* [BRIEF]: Without the pictures, print the lines running from the beginning of the material to the line containing "import * as d3 from 'd3';", both ends included.

* [RECORDED DATA]:
####################

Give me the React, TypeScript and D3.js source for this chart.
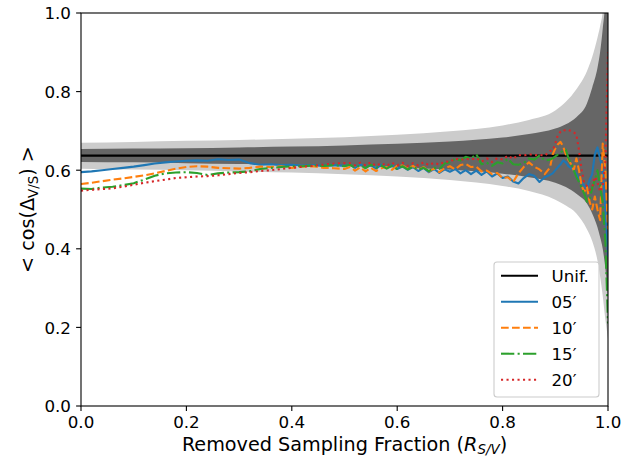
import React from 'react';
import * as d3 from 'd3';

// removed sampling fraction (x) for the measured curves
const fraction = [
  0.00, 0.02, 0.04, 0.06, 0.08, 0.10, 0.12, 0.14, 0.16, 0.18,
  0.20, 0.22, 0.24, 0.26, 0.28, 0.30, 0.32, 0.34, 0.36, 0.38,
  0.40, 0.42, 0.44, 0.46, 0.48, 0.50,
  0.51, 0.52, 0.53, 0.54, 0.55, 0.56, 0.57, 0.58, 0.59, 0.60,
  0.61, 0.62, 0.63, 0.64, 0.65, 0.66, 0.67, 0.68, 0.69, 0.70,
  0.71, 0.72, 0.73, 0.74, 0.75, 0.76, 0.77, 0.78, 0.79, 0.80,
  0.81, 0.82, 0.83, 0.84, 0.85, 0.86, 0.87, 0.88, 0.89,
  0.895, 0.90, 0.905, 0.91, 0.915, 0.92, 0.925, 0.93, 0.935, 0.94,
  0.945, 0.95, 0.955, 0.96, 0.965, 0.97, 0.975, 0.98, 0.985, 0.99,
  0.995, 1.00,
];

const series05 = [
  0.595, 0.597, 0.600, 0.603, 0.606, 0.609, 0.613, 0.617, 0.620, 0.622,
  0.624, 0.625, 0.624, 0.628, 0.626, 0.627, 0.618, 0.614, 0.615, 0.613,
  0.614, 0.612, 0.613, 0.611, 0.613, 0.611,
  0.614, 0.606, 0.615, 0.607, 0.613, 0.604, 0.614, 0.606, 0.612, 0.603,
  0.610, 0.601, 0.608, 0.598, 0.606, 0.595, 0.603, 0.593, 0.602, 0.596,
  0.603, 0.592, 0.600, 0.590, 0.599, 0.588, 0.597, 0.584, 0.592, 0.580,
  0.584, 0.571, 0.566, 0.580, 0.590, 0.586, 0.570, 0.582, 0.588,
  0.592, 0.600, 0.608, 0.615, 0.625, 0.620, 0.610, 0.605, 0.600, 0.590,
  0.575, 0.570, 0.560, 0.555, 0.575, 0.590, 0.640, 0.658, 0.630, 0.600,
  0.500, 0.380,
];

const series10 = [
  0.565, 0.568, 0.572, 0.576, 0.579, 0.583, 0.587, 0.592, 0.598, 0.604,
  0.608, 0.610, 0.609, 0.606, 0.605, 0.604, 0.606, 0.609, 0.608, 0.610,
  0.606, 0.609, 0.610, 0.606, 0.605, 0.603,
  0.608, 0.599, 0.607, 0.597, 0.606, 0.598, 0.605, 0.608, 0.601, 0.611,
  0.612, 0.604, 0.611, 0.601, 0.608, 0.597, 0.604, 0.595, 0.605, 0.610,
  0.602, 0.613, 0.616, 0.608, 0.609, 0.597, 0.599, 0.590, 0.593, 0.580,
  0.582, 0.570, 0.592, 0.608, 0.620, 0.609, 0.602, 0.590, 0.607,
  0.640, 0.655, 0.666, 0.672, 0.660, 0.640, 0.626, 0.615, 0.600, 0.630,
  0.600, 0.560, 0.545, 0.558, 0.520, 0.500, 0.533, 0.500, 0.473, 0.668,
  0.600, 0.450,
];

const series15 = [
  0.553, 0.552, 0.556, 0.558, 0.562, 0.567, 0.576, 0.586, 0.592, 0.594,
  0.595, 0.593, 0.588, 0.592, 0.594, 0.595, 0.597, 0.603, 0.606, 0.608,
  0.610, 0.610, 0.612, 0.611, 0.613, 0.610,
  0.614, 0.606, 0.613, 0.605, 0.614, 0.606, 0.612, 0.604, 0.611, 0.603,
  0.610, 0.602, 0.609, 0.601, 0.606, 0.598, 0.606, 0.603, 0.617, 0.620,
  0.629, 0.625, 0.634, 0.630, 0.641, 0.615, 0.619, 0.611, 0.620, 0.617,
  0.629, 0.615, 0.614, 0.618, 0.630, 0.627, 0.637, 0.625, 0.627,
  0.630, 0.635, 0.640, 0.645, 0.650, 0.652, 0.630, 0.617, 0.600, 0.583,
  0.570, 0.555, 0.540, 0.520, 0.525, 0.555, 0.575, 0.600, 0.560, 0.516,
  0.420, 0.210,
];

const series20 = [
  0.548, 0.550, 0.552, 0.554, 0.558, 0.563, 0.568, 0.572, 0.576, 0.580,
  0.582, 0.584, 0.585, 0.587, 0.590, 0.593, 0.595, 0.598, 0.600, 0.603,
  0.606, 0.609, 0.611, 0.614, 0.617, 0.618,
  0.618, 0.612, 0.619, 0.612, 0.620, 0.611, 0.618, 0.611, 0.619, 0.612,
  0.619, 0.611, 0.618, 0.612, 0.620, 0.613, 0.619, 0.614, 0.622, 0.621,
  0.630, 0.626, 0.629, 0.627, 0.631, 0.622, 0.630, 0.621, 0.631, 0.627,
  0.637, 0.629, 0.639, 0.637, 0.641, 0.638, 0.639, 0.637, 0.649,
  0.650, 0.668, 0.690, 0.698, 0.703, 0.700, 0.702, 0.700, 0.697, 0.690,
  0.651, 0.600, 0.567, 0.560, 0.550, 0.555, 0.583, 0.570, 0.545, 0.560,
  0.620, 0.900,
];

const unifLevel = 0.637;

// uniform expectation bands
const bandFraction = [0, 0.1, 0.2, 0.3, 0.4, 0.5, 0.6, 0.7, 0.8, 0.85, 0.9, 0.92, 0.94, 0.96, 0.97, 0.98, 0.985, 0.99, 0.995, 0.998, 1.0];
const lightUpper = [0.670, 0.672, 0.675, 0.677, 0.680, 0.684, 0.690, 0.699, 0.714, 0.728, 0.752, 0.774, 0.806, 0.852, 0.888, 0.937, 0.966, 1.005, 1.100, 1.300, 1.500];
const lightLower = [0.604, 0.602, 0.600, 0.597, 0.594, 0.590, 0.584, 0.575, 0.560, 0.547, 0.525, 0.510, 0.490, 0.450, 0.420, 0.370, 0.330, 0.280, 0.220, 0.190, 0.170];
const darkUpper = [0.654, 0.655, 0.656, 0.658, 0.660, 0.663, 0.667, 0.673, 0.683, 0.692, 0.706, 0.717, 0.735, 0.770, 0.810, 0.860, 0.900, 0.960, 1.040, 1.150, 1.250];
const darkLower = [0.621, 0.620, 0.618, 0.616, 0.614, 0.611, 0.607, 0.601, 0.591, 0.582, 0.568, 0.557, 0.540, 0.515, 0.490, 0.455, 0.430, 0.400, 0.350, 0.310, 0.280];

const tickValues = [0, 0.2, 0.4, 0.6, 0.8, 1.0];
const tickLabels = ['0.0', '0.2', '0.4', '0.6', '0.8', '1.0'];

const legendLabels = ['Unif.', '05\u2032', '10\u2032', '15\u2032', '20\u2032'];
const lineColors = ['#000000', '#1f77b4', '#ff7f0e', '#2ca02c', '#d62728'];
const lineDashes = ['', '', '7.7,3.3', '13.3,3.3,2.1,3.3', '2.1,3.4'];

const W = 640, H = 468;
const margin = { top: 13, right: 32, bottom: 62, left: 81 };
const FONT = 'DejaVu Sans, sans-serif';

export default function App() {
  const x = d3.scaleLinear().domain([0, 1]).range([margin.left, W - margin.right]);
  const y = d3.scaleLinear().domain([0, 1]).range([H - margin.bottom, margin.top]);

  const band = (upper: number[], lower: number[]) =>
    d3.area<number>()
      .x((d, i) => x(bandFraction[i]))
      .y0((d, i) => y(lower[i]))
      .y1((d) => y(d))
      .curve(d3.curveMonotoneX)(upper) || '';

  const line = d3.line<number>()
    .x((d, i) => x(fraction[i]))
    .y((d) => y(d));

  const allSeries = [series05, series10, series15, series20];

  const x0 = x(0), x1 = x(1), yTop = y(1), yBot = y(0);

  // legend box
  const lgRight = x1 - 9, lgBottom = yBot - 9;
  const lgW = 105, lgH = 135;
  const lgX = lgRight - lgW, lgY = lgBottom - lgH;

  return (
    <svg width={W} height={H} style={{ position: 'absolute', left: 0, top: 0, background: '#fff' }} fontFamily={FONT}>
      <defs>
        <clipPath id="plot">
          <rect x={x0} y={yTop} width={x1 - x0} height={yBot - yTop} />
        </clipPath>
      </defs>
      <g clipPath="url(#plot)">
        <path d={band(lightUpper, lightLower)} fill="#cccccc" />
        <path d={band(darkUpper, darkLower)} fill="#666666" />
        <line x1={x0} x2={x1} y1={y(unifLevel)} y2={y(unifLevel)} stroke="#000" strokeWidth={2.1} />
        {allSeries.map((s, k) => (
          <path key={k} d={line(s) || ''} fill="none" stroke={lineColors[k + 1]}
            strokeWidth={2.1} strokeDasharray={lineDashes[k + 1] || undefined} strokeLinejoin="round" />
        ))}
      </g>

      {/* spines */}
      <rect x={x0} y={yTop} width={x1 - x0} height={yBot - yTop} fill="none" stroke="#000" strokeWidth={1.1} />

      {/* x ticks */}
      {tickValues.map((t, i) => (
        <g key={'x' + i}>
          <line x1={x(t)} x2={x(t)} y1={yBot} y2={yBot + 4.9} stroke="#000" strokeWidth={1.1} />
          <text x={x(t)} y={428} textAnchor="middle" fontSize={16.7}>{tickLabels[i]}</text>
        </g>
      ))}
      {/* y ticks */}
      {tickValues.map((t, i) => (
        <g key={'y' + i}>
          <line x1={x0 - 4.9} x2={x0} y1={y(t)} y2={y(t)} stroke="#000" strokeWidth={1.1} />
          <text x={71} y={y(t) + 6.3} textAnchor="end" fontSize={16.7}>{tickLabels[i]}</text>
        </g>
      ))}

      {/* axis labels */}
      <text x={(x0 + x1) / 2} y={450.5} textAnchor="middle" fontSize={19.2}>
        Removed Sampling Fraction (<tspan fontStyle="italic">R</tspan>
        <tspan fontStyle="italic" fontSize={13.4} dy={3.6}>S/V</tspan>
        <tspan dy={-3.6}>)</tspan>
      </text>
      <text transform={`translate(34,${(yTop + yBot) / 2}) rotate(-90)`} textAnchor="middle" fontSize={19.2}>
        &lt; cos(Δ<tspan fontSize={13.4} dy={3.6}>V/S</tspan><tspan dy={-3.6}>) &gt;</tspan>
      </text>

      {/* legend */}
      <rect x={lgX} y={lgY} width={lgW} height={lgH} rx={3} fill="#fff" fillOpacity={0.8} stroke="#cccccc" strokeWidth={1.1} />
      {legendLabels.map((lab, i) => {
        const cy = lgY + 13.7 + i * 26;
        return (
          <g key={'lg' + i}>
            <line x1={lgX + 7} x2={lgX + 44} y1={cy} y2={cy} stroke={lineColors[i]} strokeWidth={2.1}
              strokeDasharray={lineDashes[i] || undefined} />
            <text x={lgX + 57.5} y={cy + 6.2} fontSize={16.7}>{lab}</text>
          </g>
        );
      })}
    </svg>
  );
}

####################

* [RESPONSE]:
Give me the React, TypeScript and D3.js source for this chart.
import React from 'react';
import * as d3 from 'd3';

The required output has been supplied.